Monday, August 6, 2012

Telč, Czech Republic

Telč, in southern Moravia, is halfway between Prague and Vienna.  It's 41 km (25 miles) from Třebíč.  The town was founded in the 13th century.  It is home to around 6,000 people.  Telč is one of the most beautiful towns in ČŘ.

Telč was on the crossroads of the merchant routes between Bohemia, Moravia and Austria.  In 1530 there was a huge fire that destroyed much of the town.

So rather than using using wood again, the town was rebuilt using stone.  Eventually, Telč was surrounded by walls.  Three large ponds were built that almost encircle the entire town.

The town's main square is famous for its 16th century houses.  Every house is distinctive.  North of the Alps, this is one of the best places to see Renaissance architecture.

Many of the houses did not have their own wells.  So until the mid-20th century, the pump, in the middle of the main square, was the main source of drinking water.

The plague column was built from 1716 to 1720.  The statue of St. Margaret was built at the end of the 17th century.

The Gothic castle was built at the end of the 14th century.  In 1550 it was renovated in to a Renaissance chateau.
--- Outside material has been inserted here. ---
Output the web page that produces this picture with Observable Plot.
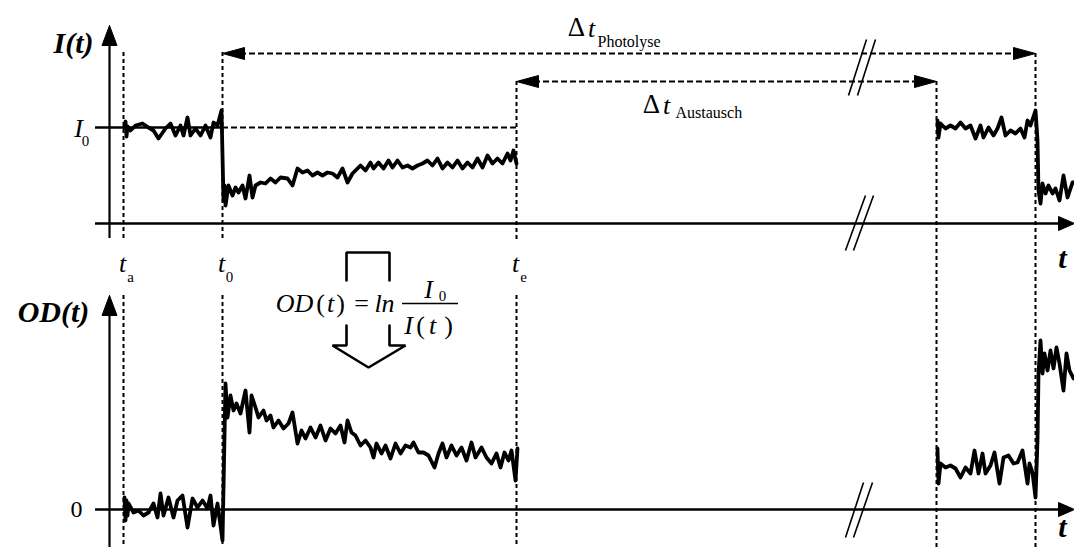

The remains of the old steam mill are outside of the town.  It was first mentioned back in 1533.  In 1825 it became a dye-house, spinning and weaving mill.  In 1945, it was confiscated by the communist government and it became a grain mill until 1957 and then was used as a warehouse.  Since 2003, it has been on the list of endangered monuments in CŘ.

There is also a small Jewish cemetery outside of the town that was built in 1879 - 1880.  There are around 200 or so tombstones with inscriptions in Czech, German and Hebrew.  The cemetery was partly vandalized during and after the war.  The oldest tombstone dates back to the end of the 19th century.

In 1992, Telč's historic center was added as a UNESCO World Heritage Site.